**Requirement**:
Show all lines holding the string "with".

Stored dataset items
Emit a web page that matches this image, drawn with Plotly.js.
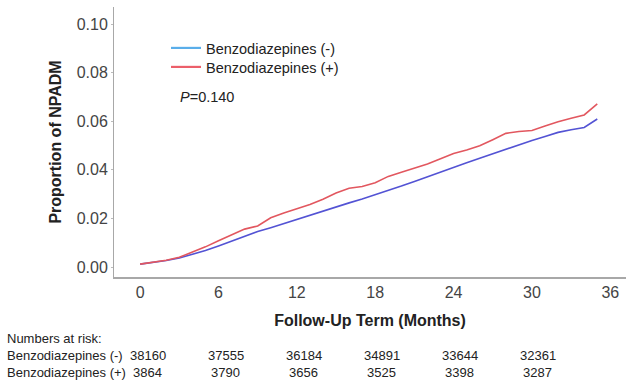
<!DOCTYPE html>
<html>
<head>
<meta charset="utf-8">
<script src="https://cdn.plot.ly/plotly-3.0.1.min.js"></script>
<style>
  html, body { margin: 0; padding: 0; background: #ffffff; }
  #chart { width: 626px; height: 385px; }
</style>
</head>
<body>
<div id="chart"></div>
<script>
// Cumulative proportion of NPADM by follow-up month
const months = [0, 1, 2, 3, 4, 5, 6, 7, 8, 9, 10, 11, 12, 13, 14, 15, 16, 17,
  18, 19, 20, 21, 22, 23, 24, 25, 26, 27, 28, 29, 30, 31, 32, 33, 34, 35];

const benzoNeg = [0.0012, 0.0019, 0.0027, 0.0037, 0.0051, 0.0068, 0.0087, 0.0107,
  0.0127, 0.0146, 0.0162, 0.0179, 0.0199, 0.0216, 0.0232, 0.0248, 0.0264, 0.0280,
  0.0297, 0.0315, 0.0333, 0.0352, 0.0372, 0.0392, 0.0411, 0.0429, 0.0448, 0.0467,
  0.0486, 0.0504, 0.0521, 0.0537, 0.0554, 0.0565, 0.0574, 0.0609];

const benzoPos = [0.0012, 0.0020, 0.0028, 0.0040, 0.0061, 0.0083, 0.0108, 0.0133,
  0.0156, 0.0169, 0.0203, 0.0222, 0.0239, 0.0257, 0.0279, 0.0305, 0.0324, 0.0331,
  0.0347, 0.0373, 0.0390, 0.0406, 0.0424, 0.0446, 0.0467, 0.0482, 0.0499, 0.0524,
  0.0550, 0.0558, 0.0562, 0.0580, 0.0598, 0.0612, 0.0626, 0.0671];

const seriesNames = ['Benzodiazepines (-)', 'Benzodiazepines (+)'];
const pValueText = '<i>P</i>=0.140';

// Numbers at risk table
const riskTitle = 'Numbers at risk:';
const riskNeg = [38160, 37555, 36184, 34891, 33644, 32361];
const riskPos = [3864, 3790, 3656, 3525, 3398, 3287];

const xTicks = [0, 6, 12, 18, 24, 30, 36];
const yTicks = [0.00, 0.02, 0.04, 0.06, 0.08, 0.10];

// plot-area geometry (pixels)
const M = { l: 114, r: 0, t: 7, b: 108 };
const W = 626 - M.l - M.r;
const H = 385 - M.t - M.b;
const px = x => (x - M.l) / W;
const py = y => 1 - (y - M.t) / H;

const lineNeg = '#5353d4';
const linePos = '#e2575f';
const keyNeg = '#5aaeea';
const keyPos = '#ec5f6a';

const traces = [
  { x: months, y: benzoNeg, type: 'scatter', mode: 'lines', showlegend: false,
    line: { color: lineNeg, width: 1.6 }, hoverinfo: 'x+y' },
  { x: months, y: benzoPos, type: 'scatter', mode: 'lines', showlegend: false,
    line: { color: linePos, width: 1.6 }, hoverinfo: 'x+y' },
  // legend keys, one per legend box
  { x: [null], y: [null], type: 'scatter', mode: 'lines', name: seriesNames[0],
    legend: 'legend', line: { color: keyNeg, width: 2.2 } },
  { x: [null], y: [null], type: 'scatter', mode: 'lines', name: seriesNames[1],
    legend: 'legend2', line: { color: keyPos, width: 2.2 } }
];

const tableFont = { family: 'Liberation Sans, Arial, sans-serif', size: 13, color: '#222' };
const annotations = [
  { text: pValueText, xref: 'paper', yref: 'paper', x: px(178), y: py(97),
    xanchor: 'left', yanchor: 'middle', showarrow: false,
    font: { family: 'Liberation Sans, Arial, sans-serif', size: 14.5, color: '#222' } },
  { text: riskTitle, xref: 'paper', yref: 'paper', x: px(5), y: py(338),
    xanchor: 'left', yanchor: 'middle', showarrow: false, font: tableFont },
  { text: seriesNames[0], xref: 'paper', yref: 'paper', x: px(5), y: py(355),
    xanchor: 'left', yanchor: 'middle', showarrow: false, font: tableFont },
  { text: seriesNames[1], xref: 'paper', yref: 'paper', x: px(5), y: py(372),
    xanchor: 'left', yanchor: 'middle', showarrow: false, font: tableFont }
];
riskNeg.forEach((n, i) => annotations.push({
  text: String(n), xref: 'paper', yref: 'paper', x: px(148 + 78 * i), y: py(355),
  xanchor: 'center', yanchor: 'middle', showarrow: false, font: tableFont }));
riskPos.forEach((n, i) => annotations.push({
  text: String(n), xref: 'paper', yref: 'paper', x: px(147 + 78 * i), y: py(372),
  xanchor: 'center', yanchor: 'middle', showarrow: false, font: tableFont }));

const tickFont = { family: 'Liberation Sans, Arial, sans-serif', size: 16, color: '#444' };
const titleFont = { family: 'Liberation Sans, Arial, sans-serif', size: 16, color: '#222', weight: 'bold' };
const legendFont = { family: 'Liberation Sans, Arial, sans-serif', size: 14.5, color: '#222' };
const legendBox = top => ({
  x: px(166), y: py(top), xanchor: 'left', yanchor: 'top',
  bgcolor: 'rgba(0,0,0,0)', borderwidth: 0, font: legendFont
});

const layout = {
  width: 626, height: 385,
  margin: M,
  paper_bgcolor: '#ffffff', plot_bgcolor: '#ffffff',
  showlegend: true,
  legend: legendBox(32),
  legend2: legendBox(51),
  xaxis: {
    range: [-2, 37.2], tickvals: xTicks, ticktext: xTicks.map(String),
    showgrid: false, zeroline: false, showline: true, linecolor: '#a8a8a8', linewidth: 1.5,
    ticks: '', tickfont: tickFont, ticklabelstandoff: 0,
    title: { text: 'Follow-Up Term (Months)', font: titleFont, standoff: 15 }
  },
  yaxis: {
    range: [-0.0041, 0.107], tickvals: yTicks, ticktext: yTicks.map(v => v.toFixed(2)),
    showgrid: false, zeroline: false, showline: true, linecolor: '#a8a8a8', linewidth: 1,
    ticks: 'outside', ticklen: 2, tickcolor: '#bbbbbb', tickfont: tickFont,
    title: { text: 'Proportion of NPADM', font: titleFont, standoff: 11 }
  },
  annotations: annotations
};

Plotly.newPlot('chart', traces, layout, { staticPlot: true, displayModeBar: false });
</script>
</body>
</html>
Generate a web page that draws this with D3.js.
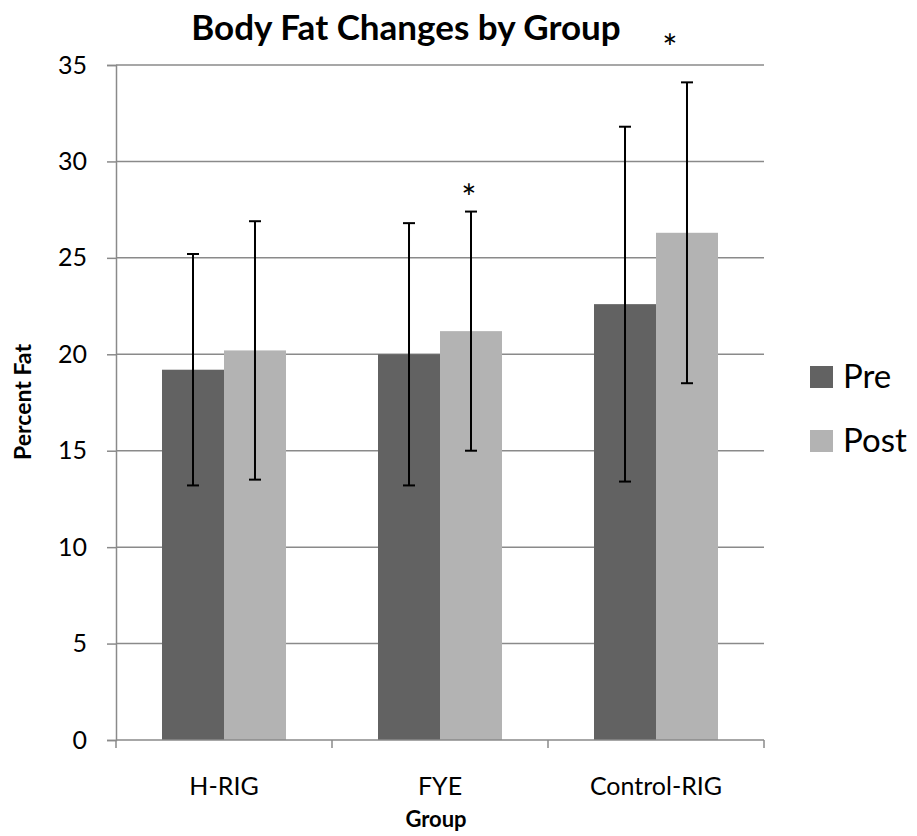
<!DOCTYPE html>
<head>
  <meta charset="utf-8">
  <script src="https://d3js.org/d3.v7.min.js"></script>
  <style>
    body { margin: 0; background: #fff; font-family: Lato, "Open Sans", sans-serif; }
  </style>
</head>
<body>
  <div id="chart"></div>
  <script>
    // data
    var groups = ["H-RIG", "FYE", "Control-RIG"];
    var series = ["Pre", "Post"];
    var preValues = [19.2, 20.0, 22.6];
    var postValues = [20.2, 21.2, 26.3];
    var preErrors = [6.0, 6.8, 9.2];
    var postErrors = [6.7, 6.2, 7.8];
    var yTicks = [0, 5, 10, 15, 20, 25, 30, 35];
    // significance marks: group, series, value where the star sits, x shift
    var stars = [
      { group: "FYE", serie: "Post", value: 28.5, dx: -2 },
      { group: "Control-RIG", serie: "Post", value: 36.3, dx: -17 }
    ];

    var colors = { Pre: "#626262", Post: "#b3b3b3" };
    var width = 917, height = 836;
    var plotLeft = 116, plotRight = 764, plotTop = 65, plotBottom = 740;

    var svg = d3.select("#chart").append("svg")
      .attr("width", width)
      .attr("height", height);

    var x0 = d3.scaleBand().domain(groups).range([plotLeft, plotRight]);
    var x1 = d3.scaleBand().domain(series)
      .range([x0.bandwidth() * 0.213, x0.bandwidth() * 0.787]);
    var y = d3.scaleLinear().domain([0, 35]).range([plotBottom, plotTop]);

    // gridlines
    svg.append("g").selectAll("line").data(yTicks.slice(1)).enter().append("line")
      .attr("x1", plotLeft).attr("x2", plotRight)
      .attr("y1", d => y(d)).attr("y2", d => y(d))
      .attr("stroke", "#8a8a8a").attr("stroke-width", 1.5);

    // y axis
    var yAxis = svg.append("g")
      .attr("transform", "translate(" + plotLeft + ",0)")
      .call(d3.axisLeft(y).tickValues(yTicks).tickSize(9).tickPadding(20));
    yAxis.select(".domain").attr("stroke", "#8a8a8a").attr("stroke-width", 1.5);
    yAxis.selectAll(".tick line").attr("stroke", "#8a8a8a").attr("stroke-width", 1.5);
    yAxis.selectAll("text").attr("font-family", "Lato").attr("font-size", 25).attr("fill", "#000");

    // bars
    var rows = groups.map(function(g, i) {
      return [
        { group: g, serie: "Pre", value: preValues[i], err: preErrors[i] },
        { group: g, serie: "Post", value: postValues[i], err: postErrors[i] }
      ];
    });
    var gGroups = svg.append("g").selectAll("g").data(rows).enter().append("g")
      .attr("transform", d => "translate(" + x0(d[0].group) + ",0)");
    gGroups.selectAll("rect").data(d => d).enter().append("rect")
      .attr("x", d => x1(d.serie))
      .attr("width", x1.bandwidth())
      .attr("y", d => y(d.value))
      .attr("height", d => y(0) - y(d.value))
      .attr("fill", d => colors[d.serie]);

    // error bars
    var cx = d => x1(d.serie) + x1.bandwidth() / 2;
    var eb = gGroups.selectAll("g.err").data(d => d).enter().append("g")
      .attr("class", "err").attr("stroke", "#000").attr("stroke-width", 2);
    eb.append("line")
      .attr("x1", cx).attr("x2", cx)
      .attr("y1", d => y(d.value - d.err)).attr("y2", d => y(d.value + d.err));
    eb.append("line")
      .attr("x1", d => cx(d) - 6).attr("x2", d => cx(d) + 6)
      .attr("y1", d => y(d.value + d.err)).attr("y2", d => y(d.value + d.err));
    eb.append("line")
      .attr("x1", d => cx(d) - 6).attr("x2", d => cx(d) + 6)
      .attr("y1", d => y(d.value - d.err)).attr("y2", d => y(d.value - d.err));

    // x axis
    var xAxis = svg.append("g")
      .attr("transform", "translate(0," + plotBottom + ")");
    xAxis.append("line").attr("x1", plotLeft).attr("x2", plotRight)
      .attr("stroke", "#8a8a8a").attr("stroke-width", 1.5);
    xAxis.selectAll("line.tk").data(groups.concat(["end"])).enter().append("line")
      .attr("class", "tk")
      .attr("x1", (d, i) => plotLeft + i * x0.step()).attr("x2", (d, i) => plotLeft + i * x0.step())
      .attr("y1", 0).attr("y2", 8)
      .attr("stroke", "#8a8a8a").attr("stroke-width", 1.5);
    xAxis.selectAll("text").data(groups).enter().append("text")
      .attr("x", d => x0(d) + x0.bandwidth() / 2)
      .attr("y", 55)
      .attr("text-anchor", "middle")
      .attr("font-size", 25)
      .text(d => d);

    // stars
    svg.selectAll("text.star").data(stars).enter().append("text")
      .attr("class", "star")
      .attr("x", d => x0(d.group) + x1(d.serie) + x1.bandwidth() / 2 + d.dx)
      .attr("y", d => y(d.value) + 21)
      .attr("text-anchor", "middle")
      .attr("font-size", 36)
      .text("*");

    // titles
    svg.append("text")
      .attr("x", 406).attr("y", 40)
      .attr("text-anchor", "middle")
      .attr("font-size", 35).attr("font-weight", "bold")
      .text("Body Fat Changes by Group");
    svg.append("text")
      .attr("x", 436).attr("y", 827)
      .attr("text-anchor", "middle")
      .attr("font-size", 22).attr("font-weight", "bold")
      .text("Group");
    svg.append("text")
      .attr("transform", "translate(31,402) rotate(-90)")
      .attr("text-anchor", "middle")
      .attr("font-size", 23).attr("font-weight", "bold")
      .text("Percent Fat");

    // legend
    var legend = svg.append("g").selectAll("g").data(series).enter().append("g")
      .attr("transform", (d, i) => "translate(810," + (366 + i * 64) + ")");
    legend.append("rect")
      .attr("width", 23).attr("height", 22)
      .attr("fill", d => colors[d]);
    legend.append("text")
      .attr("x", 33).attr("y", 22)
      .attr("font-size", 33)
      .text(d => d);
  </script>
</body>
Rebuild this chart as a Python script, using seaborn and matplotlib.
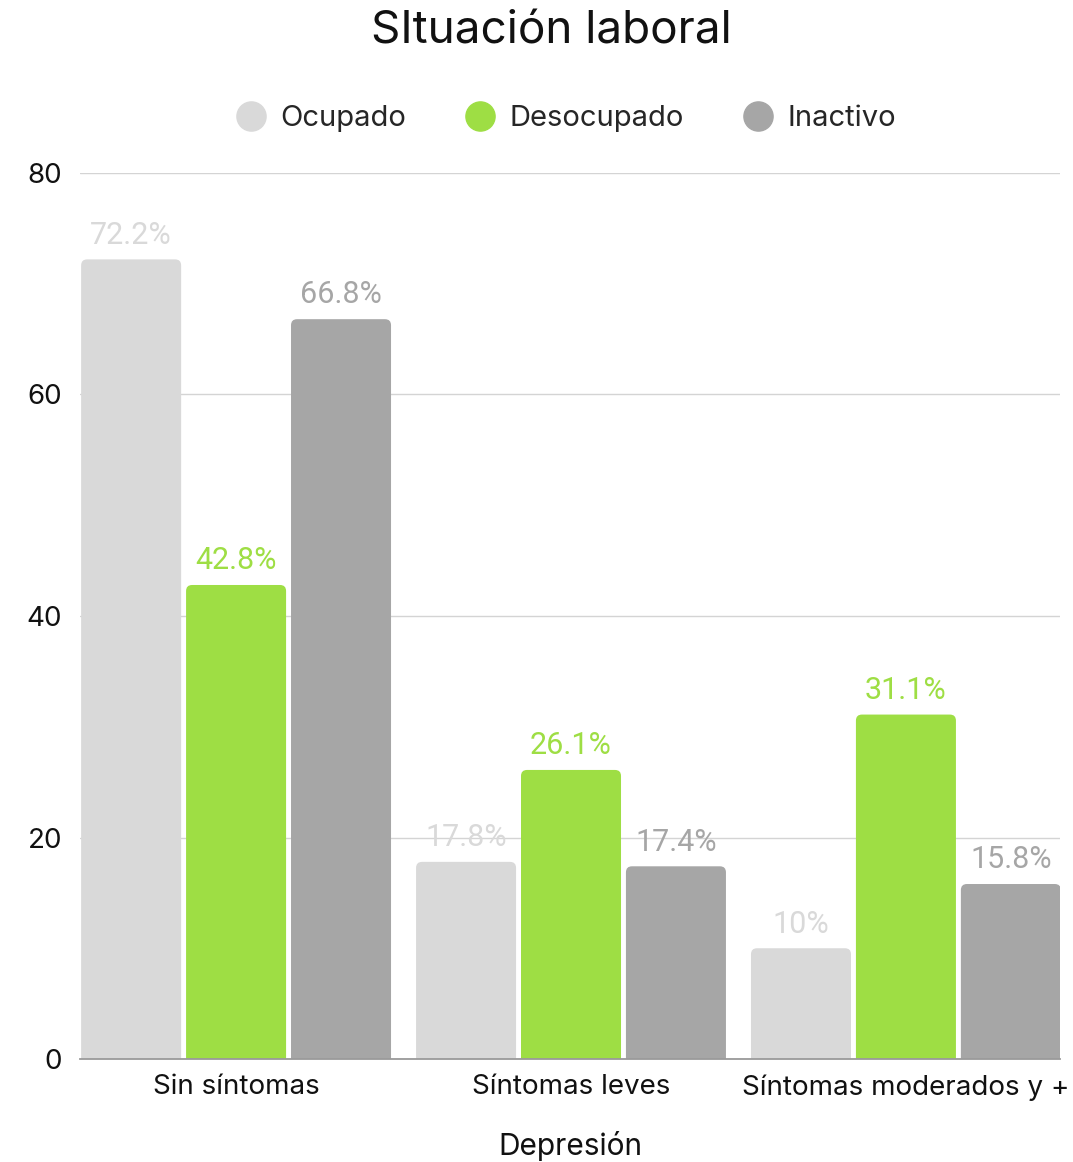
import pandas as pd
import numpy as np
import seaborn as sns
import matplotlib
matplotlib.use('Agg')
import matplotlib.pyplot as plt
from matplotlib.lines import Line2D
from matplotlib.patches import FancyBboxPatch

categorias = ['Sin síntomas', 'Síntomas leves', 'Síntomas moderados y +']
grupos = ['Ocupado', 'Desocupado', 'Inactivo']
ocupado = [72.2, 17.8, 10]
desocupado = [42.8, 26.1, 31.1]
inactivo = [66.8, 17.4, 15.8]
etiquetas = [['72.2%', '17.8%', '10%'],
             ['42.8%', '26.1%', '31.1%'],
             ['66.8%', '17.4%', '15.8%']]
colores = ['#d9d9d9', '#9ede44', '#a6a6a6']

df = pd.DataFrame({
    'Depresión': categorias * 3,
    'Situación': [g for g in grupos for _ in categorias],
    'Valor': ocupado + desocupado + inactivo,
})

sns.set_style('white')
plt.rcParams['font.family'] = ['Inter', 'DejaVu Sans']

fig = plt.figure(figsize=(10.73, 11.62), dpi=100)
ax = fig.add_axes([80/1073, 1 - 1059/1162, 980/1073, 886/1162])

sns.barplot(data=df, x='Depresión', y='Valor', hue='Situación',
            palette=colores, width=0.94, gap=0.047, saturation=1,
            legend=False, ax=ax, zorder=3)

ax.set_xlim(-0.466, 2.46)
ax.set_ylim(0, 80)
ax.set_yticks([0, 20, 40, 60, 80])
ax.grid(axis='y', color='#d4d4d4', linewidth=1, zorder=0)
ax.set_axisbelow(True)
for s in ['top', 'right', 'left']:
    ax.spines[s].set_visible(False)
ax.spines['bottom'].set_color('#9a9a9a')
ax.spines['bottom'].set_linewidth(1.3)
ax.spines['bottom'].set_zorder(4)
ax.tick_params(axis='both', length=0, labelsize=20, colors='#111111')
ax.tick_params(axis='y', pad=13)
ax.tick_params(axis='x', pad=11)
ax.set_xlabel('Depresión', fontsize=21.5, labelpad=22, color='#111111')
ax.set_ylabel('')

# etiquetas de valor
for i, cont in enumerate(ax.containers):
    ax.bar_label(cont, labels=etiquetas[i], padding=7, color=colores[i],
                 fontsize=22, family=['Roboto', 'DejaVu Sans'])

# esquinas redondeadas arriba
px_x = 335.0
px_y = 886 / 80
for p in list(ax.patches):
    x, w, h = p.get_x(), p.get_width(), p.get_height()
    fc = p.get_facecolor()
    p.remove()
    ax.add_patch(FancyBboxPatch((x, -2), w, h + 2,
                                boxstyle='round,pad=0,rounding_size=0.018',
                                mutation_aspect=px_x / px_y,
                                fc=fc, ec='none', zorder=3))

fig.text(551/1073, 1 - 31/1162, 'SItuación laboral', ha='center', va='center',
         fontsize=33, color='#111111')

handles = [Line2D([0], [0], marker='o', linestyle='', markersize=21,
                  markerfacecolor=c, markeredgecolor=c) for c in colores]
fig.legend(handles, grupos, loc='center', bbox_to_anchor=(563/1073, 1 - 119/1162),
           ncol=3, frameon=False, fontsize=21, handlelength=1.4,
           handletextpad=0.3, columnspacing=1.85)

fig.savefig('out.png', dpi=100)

**Finished exercise**:
Emit a web page that matches this image, drawn with Plotly.js.
Generate a web page that draws this with D3.js.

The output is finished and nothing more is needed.